= WalkSAT =

Local search algorithm solving boolean satisfiability

In computer science, GSAT and WalkSAT are local search algorithms to solve Boolean satisfiability problems.

Both algorithms work on formulae in Boolean logic that are in, or have been converted into conjunctive normal form. They start by assigning a random value to each variable in the formula. If the assignment satisfies all clauses, the algorithm terminates, returning the assignment. Otherwise, a variable is flipped and the above is then repeated until all the clauses are satisfied. WalkSAT and GSAT differ in the methods used to select which variable to flip.

- GSAT makes the change which minimizes the number of unsatisfied clauses in the new assignment, or with some probability picks a variable at random.
- WalkSAT first picks a clause which is unsatisfied by the current assignment, then flips a variable within that clause. The clause is picked at random among unsatisfied clauses. The variable is picked that will result in the fewest previously satisfied clauses becoming unsatisfied, with some probability of picking one of the variables at random. When picking at random, WalkSAT is guaranteed at least a chance of one out of the number of variables in the clause of fixing a currently incorrect assignment. When picking a guessed-to-be-optimal variable, WalkSAT has to do less calculation than GSAT because it is considering fewer possibilities.

Both algorithms may restart with a new random assignment if no solution has been found for too long, as a way of getting out of local minima of numbers of unsatisfied clauses.

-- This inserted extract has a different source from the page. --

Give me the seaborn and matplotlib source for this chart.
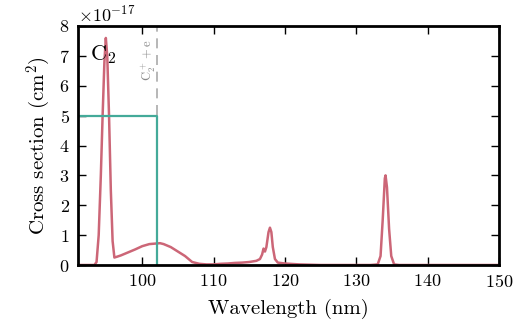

Many versions of GSAT and WalkSAT exist. WalkSAT has been proven particularly useful in solving satisfiability problems produced by conversion from automated planning problems. The approach to planning that converts planning problems into Boolean satisfiability problems is called satplan.

MaxWalkSAT is a variant of WalkSAT designed to solve the weighted satisfiability problem, in which each clause has associated with a weight, and the goal is to find an assignment—one which may or may not satisfy the entire formula—that maximizes the total weight of the clauses satisfied by that assignment.